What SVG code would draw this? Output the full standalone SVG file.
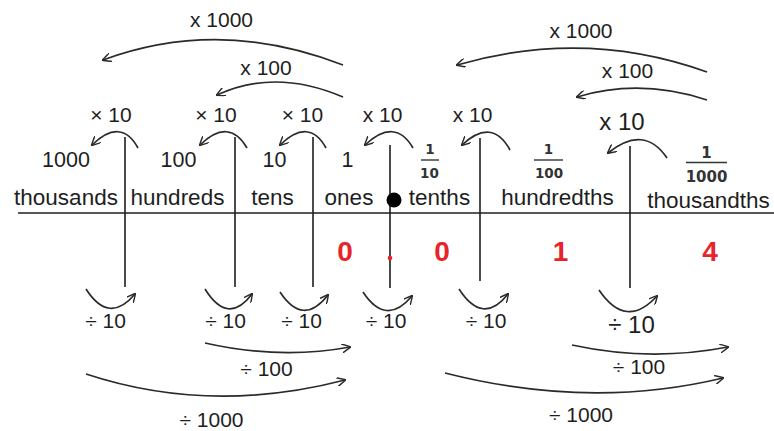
<svg xmlns="http://www.w3.org/2000/svg" width="774" height="431" viewBox="0 0 774 431">
<defs>
<marker id="ah" viewBox="0 0 10 10" refX="9" refY="5" markerWidth="9" markerHeight="9" markerUnits="userSpaceOnUse" orient="auto">
<path d="M0,0 L10,5 L0,10" fill="none" stroke="#2a2a2a" stroke-width="1.6"/>
</marker>
<style>
text{font-family:"Liberation Sans",Arial,sans-serif;fill:#1e1e1e;text-anchor:middle}
.lab{font-size:22.5px}
.num{font-size:21.5px}
.op{font-size:21px}
.big{font-size:24px}
.frac{font-family:"DejaVu Sans",sans-serif;font-size:13.5px;font-weight:bold;fill:#333}
.red{font-size:28px;font-weight:bold;fill:#e8232a}
.ln{stroke:#1e1e1e;stroke-width:1.6;fill:none}
.arr{stroke:#2a2a2a;stroke-width:1.7;fill:none;marker-end:url(#ah)}
</style>
</defs>
<rect width="774" height="431" fill="#ffffff"/>

<g id="axis">
<line class="ln" x1="18" y1="213" x2="774" y2="213"/>
<line class="ln" x1="125" y1="137" x2="125" y2="287"/>
<line class="ln" x1="235" y1="137" x2="235" y2="287"/>
<line class="ln" x1="313" y1="137" x2="313" y2="287"/>
<line class="ln" x1="390" y1="145" x2="390" y2="288"/>
<line class="ln" x1="480" y1="138" x2="480" y2="281"/>
<line class="ln" x1="630" y1="146" x2="630" y2="288" stroke-width="2.4"/>
<circle cx="394" cy="200" r="7.5" fill="#000"/>
</g>

<g id="thousands">
<text class="num" x="66" y="167">1000</text>
<text class="lab" x="66" y="205">thousands</text>
</g>
<g id="hundreds">
<text class="num" x="178.5" y="167">100</text>
<text class="lab" x="177.5" y="205">hundreds</text>
</g>
<g id="tens">
<text class="num" x="274.5" y="167">10</text>
<text class="lab" x="272.5" y="205">tens</text>
</g>
<g id="ones">
<text class="num" x="347.5" y="167">1</text>
<text class="lab" x="349" y="205">ones</text>
<text class="red" x="345" y="261">0</text>
<circle cx="390" cy="258" r="2.3" fill="#e8232a"/>
</g>
<g id="tenths">
<text class="frac" x="430" y="154">1</text>
<line x1="421" y1="160" x2="439" y2="160" stroke="#333" stroke-width="1.4"/>
<text class="frac" x="429.5" y="177.5">10</text>
<text class="lab" x="439.5" y="205">tenths</text>
<text class="red" x="442" y="261">0</text>
</g>
<g id="hundredths">
<text class="frac" x="548.5" y="153.5">1</text>
<line x1="534" y1="160" x2="563" y2="160" stroke="#333" stroke-width="1.4"/>
<text class="frac" x="549" y="177.5">100</text>
<text class="lab" x="557.5" y="205">hundredths</text>
<text class="red" x="560.5" y="261">1</text>
</g>
<g id="thousandths">
<text class="frac" x="706.5" y="157.5" style="font-size:15px">1</text>
<line x1="686" y1="162.5" x2="727" y2="162.5" stroke="#333" stroke-width="1.5"/>
<text class="frac" x="706.5" y="181.5" style="font-size:15px">1000</text>
<text class="lab" x="708.5" y="208">thousandths</text>
<text class="red" x="710" y="261">4</text>
</g>

<g id="labels">
<text class="op" x="221.5" y="27">x 1000</text>
<text class="op" x="266" y="75">x 100</text>
<text class="op" x="581" y="38">x 1000</text>
<text class="op" x="627.5" y="78">x 100</text>
<text class="op" x="111" y="122">× 10</text>
<text class="op" x="216" y="122">× 10</text>
<text class="op" x="302.5" y="122">× 10</text>
<text class="op" x="382.5" y="122">x 10</text>
<text class="op" x="472.5" y="122">x 10</text>
<text class="big" x="622" y="130">x 10</text>
<text class="op" x="105.5" y="328">÷ 10</text>
<text class="op" x="225.5" y="328">÷ 10</text>
<text class="op" x="301.5" y="328">÷ 10</text>
<text class="op" x="386" y="328">÷ 10</text>
<text class="op" x="486" y="328">÷ 10</text>
<text class="big" x="631.5" y="333">÷ 10</text>
<text class="op" x="266.5" y="376">÷ 100</text>
<text class="op" x="639" y="374">÷ 100</text>
<text class="op" x="211.5" y="427">÷ 1000</text>
<text class="op" x="581" y="422">÷ 1000</text>
</g>

<g id="connectors">
<path class="arr" d="M343,65 Q220,17 103,60"/>
<path class="arr" d="M343,97 Q275,68 217,95"/>
<path class="arr" d="M707,72 Q585,28 457,65"/>
<path class="arr" d="M707,100 Q640,78 577,97"/>
<path class="arr" d="M138,148 Q121,117 92,145"/>
<path class="arr" d="M247,148 Q229,117 200,145"/>
<path class="arr" d="M326,148 Q309,117 280,145"/>
<path class="arr" d="M413,148 Q395,117 365,145"/>
<path class="arr" d="M510,150 Q492,117 462,145"/>
<path class="arr" d="M667,158 Q644,124 608,153"/>
<path class="arr" d="M86,289 Q109,325 135,294"/>
<path class="arr" d="M205,289 Q228,326 252,294"/>
<path class="arr" d="M280,292 Q303,327 328,295"/>
<path class="arr" d="M363,292 Q386,327 412,296"/>
<path class="arr" d="M459,289 Q483,326 508,294"/>
<path class="arr" d="M599,290 Q626,330 657,296"/>
<path class="arr" d="M205,343 Q280,360 350,347"/>
<path class="arr" d="M86,374 Q210,415 345,380"/>
<path class="arr" d="M572,345 Q650,362 728,347"/>
<path class="arr" d="M445,373 Q590,410 723,378"/>
</g>
</svg>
^^^^^^^^^^^^^^^^
GIVEN EXERCISE –
Restate the data above word for word. Skip every picture.

RESPONSE TO THIS TASK –
What SVG code would draw this? Output the full standalone SVG file.
<svg xmlns="http://www.w3.org/2000/svg" width="774" height="431" viewBox="0 0 774 431">
<defs>
<marker id="ah" viewBox="0 0 10 10" refX="9" refY="5" markerWidth="9" markerHeight="9" markerUnits="userSpaceOnUse" orient="auto">
<path d="M0,0 L10,5 L0,10" fill="none" stroke="#2a2a2a" stroke-width="1.6"/>
</marker>
<style>
text{font-family:"Liberation Sans",Arial,sans-serif;fill:#1e1e1e;text-anchor:middle}
.lab{font-size:22.5px}
.num{font-size:21.5px}
.op{font-size:21px}
.big{font-size:24px}
.frac{font-family:"DejaVu Sans",sans-serif;font-size:13.5px;font-weight:bold;fill:#333}
.red{font-size:28px;font-weight:bold;fill:#e8232a}
.ln{stroke:#1e1e1e;stroke-width:1.6;fill:none}
.arr{stroke:#2a2a2a;stroke-width:1.7;fill:none;marker-end:url(#ah)}
</style>
</defs>
<rect width="774" height="431" fill="#ffffff"/>

<g id="axis">
<line class="ln" x1="18" y1="213" x2="774" y2="213"/>
<line class="ln" x1="125" y1="137" x2="125" y2="287"/>
<line class="ln" x1="235" y1="137" x2="235" y2="287"/>
<line class="ln" x1="313" y1="137" x2="313" y2="287"/>
<line class="ln" x1="390" y1="145" x2="390" y2="288"/>
<line class="ln" x1="480" y1="138" x2="480" y2="281"/>
<line class="ln" x1="630" y1="146" x2="630" y2="288" stroke-width="2.4"/>
<circle cx="394" cy="200" r="7.5" fill="#000"/>
</g>

<g id="thousands">
<text class="num" x="66" y="167">1000</text>
<text class="lab" x="66" y="205">thousands</text>
</g>
<g id="hundreds">
<text class="num" x="178.5" y="167">100</text>
<text class="lab" x="177.5" y="205">hundreds</text>
</g>
<g id="tens">
<text class="num" x="274.5" y="167">10</text>
<text class="lab" x="272.5" y="205">tens</text>
</g>
<g id="ones">
<text class="num" x="347.5" y="167">1</text>
<text class="lab" x="349" y="205">ones</text>
<text class="red" x="345" y="261">0</text>
<circle cx="390" cy="258" r="2.3" fill="#e8232a"/>
</g>
<g id="tenths">
<text class="frac" x="430" y="154">1</text>
<line x1="421" y1="160" x2="439" y2="160" stroke="#333" stroke-width="1.4"/>
<text class="frac" x="429.5" y="177.5">10</text>
<text class="lab" x="439.5" y="205">tenths</text>
<text class="red" x="442" y="261">0</text>
</g>
<g id="hundredths">
<text class="frac" x="548.5" y="153.5">1</text>
<line x1="534" y1="160" x2="563" y2="160" stroke="#333" stroke-width="1.4"/>
<text class="frac" x="549" y="177.5">100</text>
<text class="lab" x="557.5" y="205">hundredths</text>
<text class="red" x="560.5" y="261">1</text>
</g>
<g id="thousandths">
<text class="frac" x="706.5" y="157.5" style="font-size:15px">1</text>
<line x1="686" y1="162.5" x2="727" y2="162.5" stroke="#333" stroke-width="1.5"/>
<text class="frac" x="706.5" y="181.5" style="font-size:15px">1000</text>
<text class="lab" x="708.5" y="208">thousandths</text>
<text class="red" x="710" y="261">4</text>
</g>

<g id="labels">
<text class="op" x="221.5" y="27">x 1000</text>
<text class="op" x="266" y="75">x 100</text>
<text class="op" x="581" y="38">x 1000</text>
<text class="op" x="627.5" y="78">x 100</text>
<text class="op" x="111" y="122">× 10</text>
<text class="op" x="216" y="122">× 10</text>
<text class="op" x="302.5" y="122">× 10</text>
<text class="op" x="382.5" y="122">x 10</text>
<text class="op" x="472.5" y="122">x 10</text>
<text class="big" x="622" y="130">x 10</text>
<text class="op" x="105.5" y="328">÷ 10</text>
<text class="op" x="225.5" y="328">÷ 10</text>
<text class="op" x="301.5" y="328">÷ 10</text>
<text class="op" x="386" y="328">÷ 10</text>
<text class="op" x="486" y="328">÷ 10</text>
<text class="big" x="631.5" y="333">÷ 10</text>
<text class="op" x="266.5" y="376">÷ 100</text>
<text class="op" x="639" y="374">÷ 100</text>
<text class="op" x="211.5" y="427">÷ 1000</text>
<text class="op" x="581" y="422">÷ 1000</text>
</g>

<g id="connectors">
<path class="arr" d="M343,65 Q220,17 103,60"/>
<path class="arr" d="M343,97 Q275,68 217,95"/>
<path class="arr" d="M707,72 Q585,28 457,65"/>
<path class="arr" d="M707,100 Q640,78 577,97"/>
<path class="arr" d="M138,148 Q121,117 92,145"/>
<path class="arr" d="M247,148 Q229,117 200,145"/>
<path class="arr" d="M326,148 Q309,117 280,145"/>
<path class="arr" d="M413,148 Q395,117 365,145"/>
<path class="arr" d="M510,150 Q492,117 462,145"/>
<path class="arr" d="M667,158 Q644,124 608,153"/>
<path class="arr" d="M86,289 Q109,325 135,294"/>
<path class="arr" d="M205,289 Q228,326 252,294"/>
<path class="arr" d="M280,292 Q303,327 328,295"/>
<path class="arr" d="M363,292 Q386,327 412,296"/>
<path class="arr" d="M459,289 Q483,326 508,294"/>
<path class="arr" d="M599,290 Q626,330 657,296"/>
<path class="arr" d="M205,343 Q280,360 350,347"/>
<path class="arr" d="M86,374 Q210,415 345,380"/>
<path class="arr" d="M572,345 Q650,362 728,347"/>
<path class="arr" d="M445,373 Q590,410 723,378"/>
</g>
</svg>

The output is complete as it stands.